Weltoffenheit, grundsätzliche Neugier, gezielte Internationalität: Das ist die Botschaft der Berlinale. Sie gilt, in unserem verschärften politischen Klima, jetzt erst recht. Ein Kommentar.

Ein Kommentar von Jan Schulz-Ojala

Unser Verhältnis zu festlichen Großereignissen, bei denen sich die Gesellschaft mal locker macht, hat zuletzt ziemlich gelitten. Silvester, womit immerhin ein neues Jahr begrüßt wird: seit Köln in der Erinnerung ein schriller Misston. Internationale Fußballspiele: beruhigend, wenn sie ohne externe Komplikationen über den Rasen gehen. Und die jüngsten Karnevalsumzüge, so sie denn nicht den Stürmen zum Opfer fielen? Der Frohsinn wirkte diesmal eigentümlich angeknipst. Närrisch sind die Zeiten, lustig sind sie nicht.

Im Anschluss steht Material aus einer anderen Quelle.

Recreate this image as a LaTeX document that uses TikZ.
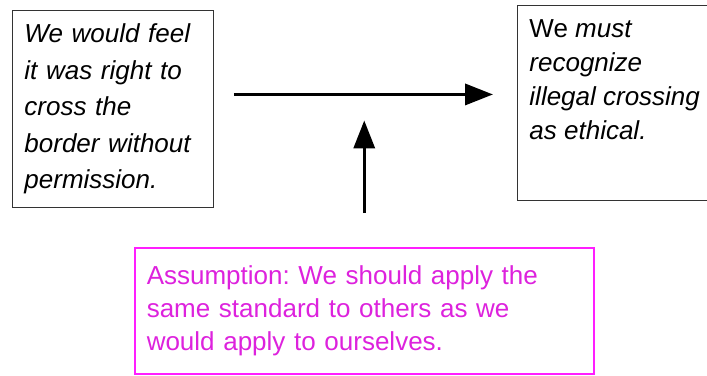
\documentclass[tikz,border=0pt]{standalone}
\usepackage{fontspec}
\setmainfont{Liberation Sans}
\frenchspacing
\definecolor{frame}{HTML}{333333}
\definecolor{M}{HTML}{FF1EFF}
\definecolor{Mtext}{HTML}{DD22DD}
\usepackage{tikz}
\usetikzlibrary{arrows.meta}
\usetikzlibrary{positioning}
\tikzstyle{base}=[x=1pt, y=-1pt]
\tikzstyle{argbox}=[draw=frame, line width=0.9pt, rectangle, inner xsep=12pt, align=left, anchor=north west, font=\fontsize{26}{36.5}\selectfont]
\tikzstyle{infer}=[line width=3.5pt, -{Triangle[length=28pt, width=21pt]}]

\begin{document}
\begin{tikzpicture}[base]
    \useasboundingbox (0,0) rectangle (707,375);
        % premise and conclusion
        \node [argbox, text width=177pt, minimum width=201pt, minimum height=197pt, inner ysep=0pt] (reason) at (12,10)
            {\itshape We would feel\\ it was right to\\ cross the\\ border without\\ permission.};
        \node [argbox, inner ysep=14pt] (claim) at (517,5)
            {\parbox[t][167pt][t]{185pt}{\fontsize{26}{34}\selectfont
            We \textit{must}\\ \textit{recognize}\\ \textit{illegal crossing}\\ \textit{as ethical.}}};
        % the unstated assumption
        \node [argbox, draw=M, line width=1.5pt, text=Mtext, text width=435pt, minimum width=459pt, minimum height=126pt, inner ysep=0pt, font=\fontsize{26}{33}\selectfont] (assume) at (134,247)
            {Assumption: We should apply the\\ same standard to others as we\\ would apply to ourselves.};
        \coordinate (flow) at ([yshift=14.5pt]reason.east);
        \draw [infer, shorten <=20pt, shorten >=24pt] (flow) -- (flow -| claim.west);
        \draw [infer, shorten <=34pt, shorten >=26pt] (assume.north) -- (assume.north |- flow);
    \end{tikzpicture}
\end{document}
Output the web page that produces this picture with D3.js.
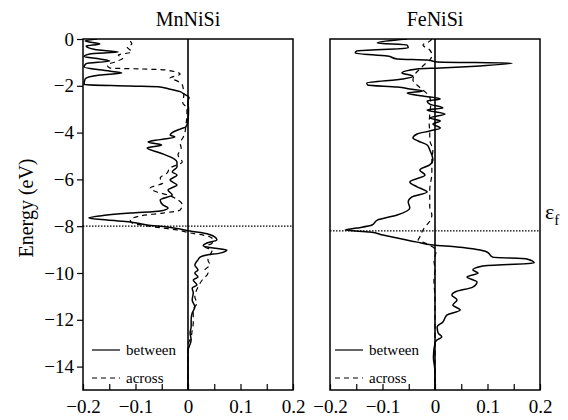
<!DOCTYPE html>
<html>
<head>
<meta charset="utf-8">
<script src="https://cdn.jsdelivr.net/npm/d3@7"></script>
<style>
  body { margin: 0; background: #fff; }
  svg { font-family: "Liberation Serif", "Times New Roman", serif; }
</style>
</head>
<body>
<svg id="chart" width="568" height="420"></svg>
<script>
// panel titles and Fermi levels (eV)
var panelNames = ["MnNiSi", "FeNiSi"];
var fermiLevels = [-8.0, -8.2];
var legendLabels = ["between", "across"];
var energyTicks = [0, -2, -4, -6, -8, -10, -12, -14];
var dosTicks = [-0.2, -0.15, -0.1, -0.05, 0, 0.05, 0.1, 0.15, 0.2];
var dosLabels = ["\u22120.2", "", "\u22120.1", "", "0", "", "0.1", "", "0.2"];

// [energy, value]
var mnBetween = [
  [0, -0.173], [-0.09, -0.196], [-0.21, -0.168], [-0.30, -0.194], [-0.45, -0.177],
  [-0.56, -0.133], [-0.64, -0.187], [-0.75, -0.198], [-0.85, -0.168], [-0.94, -0.149],
  [-1.05, -0.194], [-1.20, -0.198], [-1.35, -0.158], [-1.45, -0.126], [-1.54, -0.168],
  [-1.71, -0.196], [-1.95, -0.198], [-2.01, -0.110], [-2.05, -0.053], [-2.15, -0.034],
  [-2.25, -0.015], [-2.35, -0.008], [-2.50, 0.002], [-2.65, 0], [-3.03, 0.001],
  [-3.46, 0], [-3.76, -0.004], [-3.85, -0.015], [-4.0, -0.030], [-4.10, -0.034],
  [-4.19, -0.025], [-4.30, -0.053], [-4.40, -0.076], [-4.53, -0.050], [-4.66, -0.078],
  [-4.87, -0.053], [-5.09, -0.029], [-5.26, -0.021], [-5.47, -0.021], [-5.68, -0.030],
  [-5.81, -0.021], [-6.03, -0.034], [-6.24, -0.021], [-6.45, -0.038], [-6.67, -0.030],
  [-6.88, -0.053], [-7.09, -0.048], [-7.22, -0.038], [-7.35, -0.053], [-7.44, -0.110],
  [-7.56, -0.168], [-7.65, -0.189], [-7.74, -0.154], [-7.82, -0.110], [-7.95, -0.078],
  [-8.03, -0.040], [-8.12, -0.015], [-8.21, 0.004], [-8.29, 0.029], [-8.46, 0.051],
  [-8.59, 0.055], [-8.72, 0.036], [-8.85, 0.029], [-8.93, 0.048], [-9.02, 0.074],
  [-9.15, 0.061], [-9.23, 0.036], [-9.32, 0.023], [-9.44, 0.019], [-9.66, 0.013],
  [-9.87, 0.019], [-10.0, 0.013], [-10.17, 0.019], [-10.30, 0.010], [-10.51, 0.017],
  [-10.64, 0.008], [-10.85, 0.010], [-11.15, 0.008], [-11.45, 0.013], [-11.71, 0.008],
  [-12.0, 0.006], [-12.3, 0.006], [-12.56, 0.004], [-12.86, 0.006], [-13.16, 0.002],
  [-13.3, 0], [-15, 0]
];

var mnAcross = [
  [-0.09, -0.110], [-0.21, -0.107], [-0.34, -0.116], [-0.56, -0.107], [-0.68, -0.133],
  [-0.81, -0.124], [-0.98, -0.139], [-1.11, -0.154], [-1.24, -0.149], [-1.28, -0.091],
  [-1.32, -0.044], [-1.50, -0.015], [-1.67, -0.034], [-1.79, -0.021], [-2.01, -0.010],
  [-2.39, -0.008], [-2.74, -0.010], [-2.95, -0.002], [-3.25, -0.002], [-3.68, -0.004],
  [-4.02, -0.006], [-4.23, -0.010], [-4.44, -0.015], [-4.66, -0.013], [-4.96, -0.019],
  [-5.26, -0.011], [-5.51, -0.034], [-5.73, -0.040], [-5.94, -0.053], [-6.15, -0.048],
  [-6.37, -0.072], [-6.54, -0.059], [-6.67, -0.038], [-6.88, -0.019], [-7.09, -0.011],
  [-7.31, -0.015], [-7.44, -0.048], [-7.56, -0.091], [-7.74, -0.110], [-7.86, -0.107],
  [-7.99, -0.078], [-8.08, -0.048], [-8.16, -0.021], [-8.29, 0.004], [-8.38, 0.029],
  [-8.46, 0.042], [-8.59, 0.048], [-8.72, 0.046], [-8.89, 0.032], [-9.02, 0.046],
  [-9.23, 0.042], [-9.44, 0.038], [-9.66, 0.042], [-9.87, 0.032], [-10.0, 0.038],
  [-10.30, 0.027], [-10.60, 0.019], [-11.03, 0.013], [-11.28, 0.017], [-11.58, 0.010],
  [-11.88, 0.010], [-12.14, 0.010], [-12.44, 0.008], [-12.74, 0.006], [-13.08, 0],
  [-15, 0]
];

var feBetween = [
  [0, -0.053], [-0.17, -0.110], [-0.26, -0.053], [-0.38, -0.051], [-0.51, -0.149],
  [-0.60, -0.152], [-0.73, -0.091], [-0.85, -0.072], [-0.90, -0.015], [-0.98, 0.004],
  [-1.03, 0.147], [-1.15, 0.086], [-1.24, 0.010], [-1.28, -0.034], [-1.45, -0.063],
  [-1.58, -0.042], [-1.71, -0.061], [-1.88, -0.130], [-1.97, -0.128], [-2.05, -0.072],
  [-2.14, -0.048], [-2.22, -0.023], [-2.31, -0.053], [-2.44, -0.023], [-2.56, 0.010],
  [-2.65, -0.015], [-2.78, -0.010], [-2.95, 0.015], [-3.03, -0.015], [-3.21, 0.019],
  [-3.38, -0.010], [-3.50, 0.010], [-3.63, -0.004], [-3.80, 0.010], [-3.93, -0.010],
  [-4.06, -0.034], [-4.23, -0.042], [-4.36, -0.032], [-4.53, -0.015], [-4.74, -0.010],
  [-5.17, -0.004], [-5.38, -0.010], [-5.60, -0.029], [-5.81, -0.019], [-6.11, -0.048],
  [-6.32, -0.034], [-6.54, -0.015], [-6.75, -0.044], [-6.97, -0.051], [-7.22, -0.048],
  [-7.52, -0.072], [-7.74, -0.110], [-7.95, -0.120], [-8.08, -0.149], [-8.16, -0.171],
  [-8.25, -0.124], [-8.38, -0.099], [-8.50, -0.072], [-8.68, -0.034], [-8.80, -0.004],
  [-8.89, 0.042], [-9.10, 0.099], [-9.32, 0.110], [-9.40, 0.175], [-9.57, 0.189],
  [-9.70, 0.091], [-9.87, 0.072], [-10.0, 0.082], [-10.17, 0.061], [-10.38, 0.080],
  [-10.60, 0.072], [-10.81, 0.038], [-10.94, 0.032], [-11.15, 0.042], [-11.37, 0.034],
  [-11.58, 0.048], [-11.79, 0.023], [-12.09, 0.015], [-12.31, 0.004], [-12.56, 0.006],
  [-12.74, 0.013], [-12.86, 0.004], [-12.99, 0], [-13.6, -0.003], [-14.2, 0], [-15, 0]
];

var feAcross = [
  [0, -0.006], [-0.09, -0.010], [-0.26, -0.023], [-0.47, -0.010], [-0.68, -0.006],
  [-0.90, -0.010], [-1.07, -0.019], [-1.28, -0.029], [-1.50, -0.038], [-1.75, -0.042],
  [-2.01, -0.032], [-2.22, -0.021], [-2.44, -0.011], [-2.74, -0.008], [-3.21, -0.010],
  [-3.63, -0.011], [-4.02, -0.010], [-4.32, -0.010], [-4.74, -0.004], [-5.17, -0.006],
  [-5.73, -0.006], [-6.45, -0.010], [-7.18, -0.010], [-7.52, -0.006], [-7.82, -0.011],
  [-8.03, -0.019], [-8.25, -0.025], [-8.46, -0.029], [-8.59, -0.032], [-8.72, -0.019],
  [-8.89, -0.004], [-9.10, 0.002], [-9.44, -0.002], [-9.87, 0], [-10.3, -0.002],
  [-11.15, 0], [-15, 0]
];

var panelSeries = [[mnBetween, mnAcross], [feBetween, feAcross]];

var svg = d3.select("#chart");
var panelLeft = [83, 330];
var panelWidth = 210;
var plotTop = 39, plotBottom = 390;
var legendOffset = [9, 5];

var y = d3.scaleLinear().domain([-15, 0]).range([plotBottom, plotTop]);

panelNames.forEach(function(name, p) {
    var x = d3.scaleLinear().domain([-0.2, 0.2]).range([panelLeft[p], panelLeft[p] + panelWidth]);
    var g = svg.append("g");

    g.append("clipPath").attr("id", "clip" + p)
        .append("rect")
        .attr("x", panelLeft[p]).attr("y", plotTop)
        .attr("width", panelWidth).attr("height", plotBottom - plotTop);

    // zero line
    g.append("line")
        .attr("x1", x(0)).attr("x2", x(0))
        .attr("y1", plotTop).attr("y2", plotBottom)
        .attr("stroke", "#000").attr("stroke-width", 1.6);

    // Fermi level
    g.append("line")
        .attr("x1", x(-0.2)).attr("x2", x(0.2))
        .attr("y1", y(fermiLevels[p])).attr("y2", y(fermiLevels[p]))
        .attr("stroke", "#000").attr("stroke-width", 1.2)
        .attr("stroke-dasharray", "1.5,1.5");

    var line = d3.line()
        .curve(d3.curveMonotoneY)
        .x(function(d) { return x(d[1]); })
        .y(function(d) { return y(d[0]); });

    var curves = g.append("g").attr("clip-path", "url(#clip" + p + ")");
    curves.append("path")
        .attr("d", line(panelSeries[p][1]))
        .attr("fill", "none").attr("stroke", "#000")
        .attr("stroke-width", 1.2).attr("stroke-dasharray", "5,4");
    curves.append("path")
        .attr("d", line(panelSeries[p][0]))
        .attr("fill", "none").attr("stroke", "#000")
        .attr("stroke-width", 1.5).attr("stroke-linejoin", "round");

    // frame
    g.append("rect")
        .attr("x", panelLeft[p]).attr("y", plotTop)
        .attr("width", panelWidth).attr("height", plotBottom - plotTop)
        .attr("fill", "none").attr("stroke", "#000").attr("stroke-width", 1.5);

    // bottom axis, ticks pointing inward
    var xAxis = g.append("g")
        .attr("transform", "translate(0," + plotBottom + ")")
        .call(d3.axisBottom(x).tickValues(dosTicks)
            .tickSizeInner(-6).tickSizeOuter(0).tickPadding(10)
            .tickFormat(function(d, i) { return dosLabels[i]; }));
    xAxis.select(".domain").remove();
    xAxis.selectAll("line").attr("stroke-width", 1.2);
    xAxis.selectAll("text").attr("font-size", 19).attr("font-family", "Liberation Serif").attr("fill", "#000");

    if (p === 0) {
        var yAxis = g.append("g")
            .attr("transform", "translate(" + panelLeft[p] + ",0)")
            .call(d3.axisLeft(y).tickValues(energyTicks)
                .tickSizeInner(6).tickSizeOuter(0).tickPadding(3)
                .tickFormat(function(d) { return d === 0 ? "0" : "\u2212" + Math.abs(d); }));
        yAxis.select(".domain").remove();
        yAxis.selectAll("line").attr("stroke-width", 1.2);
        yAxis.selectAll("text").attr("font-size", 19).attr("font-family", "Liberation Serif").attr("fill", "#000");
    }

    // title
    g.append("text")
        .attr("x", panelLeft[p] + panelWidth / 2).attr("y", 26)
        .attr("text-anchor", "middle").attr("font-size", 20)
        .text(name);

    // legend
    var lx = panelLeft[p] + legendOffset[p];
    legendLabels.forEach(function(label, i) {
        var ly = 350 + i * 28;
        g.append("line")
            .attr("x1", lx).attr("x2", lx + 28)
            .attr("y1", ly).attr("y2", ly)
            .attr("stroke", "#000").attr("stroke-width", 1.2)
            .attr("stroke-dasharray", i === 0 ? null : "5,4");
        g.append("text")
            .attr("x", lx + 34).attr("y", ly + 5)
            .attr("font-size", 15)
            .text(label);
    });
});

// axis title
svg.append("text")
    .attr("transform", "translate(33,208) rotate(-90)")
    .attr("text-anchor", "middle")
    .attr("font-size", 20)
    .text("Energy (eV)");

// Fermi label
var ef = svg.append("text")
    .attr("x", 545).attr("y", 219)
    .attr("font-size", 22);
ef.append("tspan").text("\u03b5");
ef.append("tspan").attr("font-size", 15).attr("dy", 6).text("f");
</script>
</body>
</html>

Am heutigen Donnerstag nun beginnen die anderweitig tollen Tage von Berlin: der alljährliche Karneval der Filmweltkulturen, mit Glamour und Stars und neuem Kino von Kanada bis Neuseeland, von Japan bis – erstmals dabei – nach Ghana. Elf Tage roter Teppich für die Prozession von mehr als 400 Filmen beim größten Publikumsfestival der Welt, ein rauschhaftes Event, zu dem sich viele Berliner extra Urlaub nehmen. Die Vorfreude ist groß wie immer. Und fühlt sich doch diesmal anders an.

Nur drei Kilometer Luftlinie trennen das prächtig illuminierte Berlinale-Zentrum am Potsdamer Platz vom Moabiter Lageso, wo sich die Flüchtlinge immer wieder sogar schon nachts zur Entgegennahme ihrer Zuwendungen in der Schlange anstellen. Und wenn zur Festival-Eröffnung „Hail, Caesar!“ gegeben wird und dazu all die tollen Schauspieler dieses Hollywoodspaßes anreisen – wer denkt bei dem Filmtitel, zumindest für einen Augenblick, nicht daran, dass sich so manche Leute im angespannten Klima unseres Landes schon wieder nach dessen teutonischer Variante sehnen?

Kino entführt - und macht klüger

Tatsächlich aber ist diese Berlinale nichts Geringeres als das richtige Festival zur richtigen Zeit am richtigen Ort. Denn sie unterschlägt ja nicht die Wirklichkeit, in der wir leben, sondern speist sich zu großen Teilen aus ihr. Im Glanz ihrer Filme und dem Scheinwerferlicht, in dem deren Macher stehen, verbreitet sie die Botschaft grundsätzlicher Internationalität. Weltoffenheit – früher sagte man „Völkerverständigung“ – ist ihr Selbstverständnis. Seit jeher, und jetzt erst recht.

„Fuocoammare“ (Feuer auf See) heißt einer der Beiträge im Wettbewerb, und die Dokumentation zeigt, wie die Bewohner der winzigen Insel Lampedusa vor der afrikanischen Küste mit – und neben – den Flüchtlingen leben. Viele Filme zu diesem seit Monaten alles überstrahlenden Thema sind auch in den Nebenreihen zu sehen, und von Ausbeutung und Unterdrückung weltweit ist in verschiedenen cineastischen Darstellungsformen die Rede. Prodesse et delectare, nützen und unterhalten soll die Kunst, so wussten es schon die alten Römer – und wenn nicht alles täuscht, nimmt diese Berlinale den Auftrag diesmal ganz besonders wörtlich. Das Kino entführt uns und macht uns zugleich klüger.

„Wir lassen’s krachen, aber leise“, hat Festivalchef Dieter Kosslick unlängst fast beiläufig am Schluss seiner Programmpressekonferenz gesagt. Akustiker dürften bei solchem Sprachbild Einwände erheben. Mit etwas Fantasie aber funktioniert der Kontrast. So wie auf den Festivalplakaten, wo der Bär, Wappentier Berlins und Siegestrophäe der Berlinale, geradezu versonnen durch die Stadt zieht, U-Bahn fährt, die Stufen zur Neuen Nationalgalerie hinauftappt und auch mal verschnauft auf den Dächern gegenüber dem Fernsehturm. Ist er nun Maskottchen oder wildes Tier? Beides.